Encore ne faut-il pas seulement séduire et amuser mais aussi convaincre : c’est le cas de cette profonde et douloureuse mise à nu d’une naissance à l’amour, chez deux êtres bloqués dans leur rébellion contre les diktats de leur sexe et de leur condition. Si l’ensemble brille par une extrême agitation de leurs amis et parents, leur rencontre, d’abord presqu’exagérément conflictuelle, passe ensuite sous les arcanes de la vérité émotionnelle, du désir dans sa violence organique et aussi dans la tendresse, avec des moments infiniment touchants. L’amour est là, violent, brutal, doux aussi dans l’envol désespéré ou harmonieux de ces deux êtres l’un vers l’autre.
© Alice Blangero
Si tout le monde gambade avec une énergie frénétique, la chorégraphie dévolue au couple central, Katarina-Petruchio permet une succession de duos forcenés, déployés en portés impressionnants, de luttes, de chutes de tensions avant la reprise de l’affrontement, pour lesquels Maillot a utilisé la palette la plus fournie de son style provocant, presque contraignant et toujours prenant. On est happé par la force de l’aventure qui projette ces jeunes gens hors d’eux-mêmes ou plutôt en eux-mêmes, et le geste va ici, par sa portée infinie, peut être encore plus loin que le mot.
© Alice Blangero
Dire que les interprètes monégasques sont à la hauteur de l’enjeu est faible, car ils sont tout simplement éblouissants, autant par leur impeccable technique que par la vérité flamboyante de leur interprétation, et bien évidemment pour les deux enragés, la bellissime Juliette Klein et le déchaîné Ige Cornelis, hargneux au-delà du machisme.

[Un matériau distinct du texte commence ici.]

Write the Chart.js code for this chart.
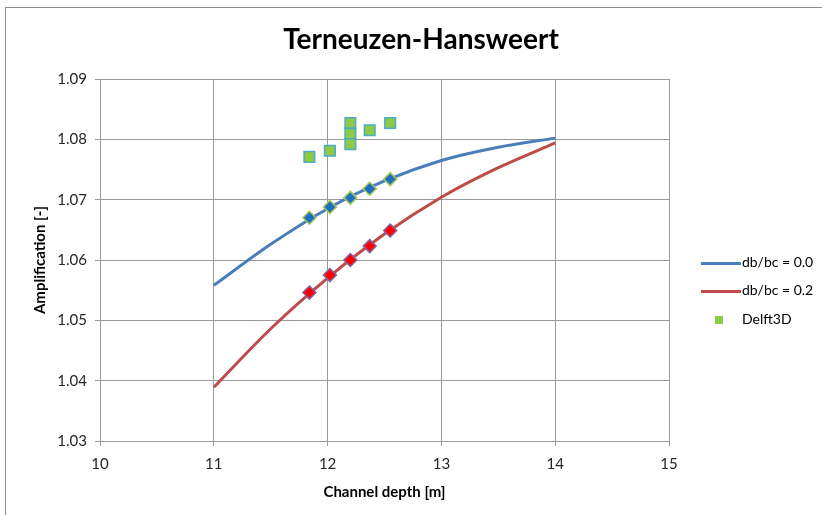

A leurs côtés, la fine Katrin Schrader, parée d’un tutu magnifique signé Augustin Maillot, inventeur de lignes et mixeur de couleurs accompli, face à son amoureux, le solide Alesso Scognamiglio, ou encore la glamoureuse gouvernante-hôtesse Lydia Wellington, pour laquelle le chorégraphe a brossé sauts et attitudes de haute volée.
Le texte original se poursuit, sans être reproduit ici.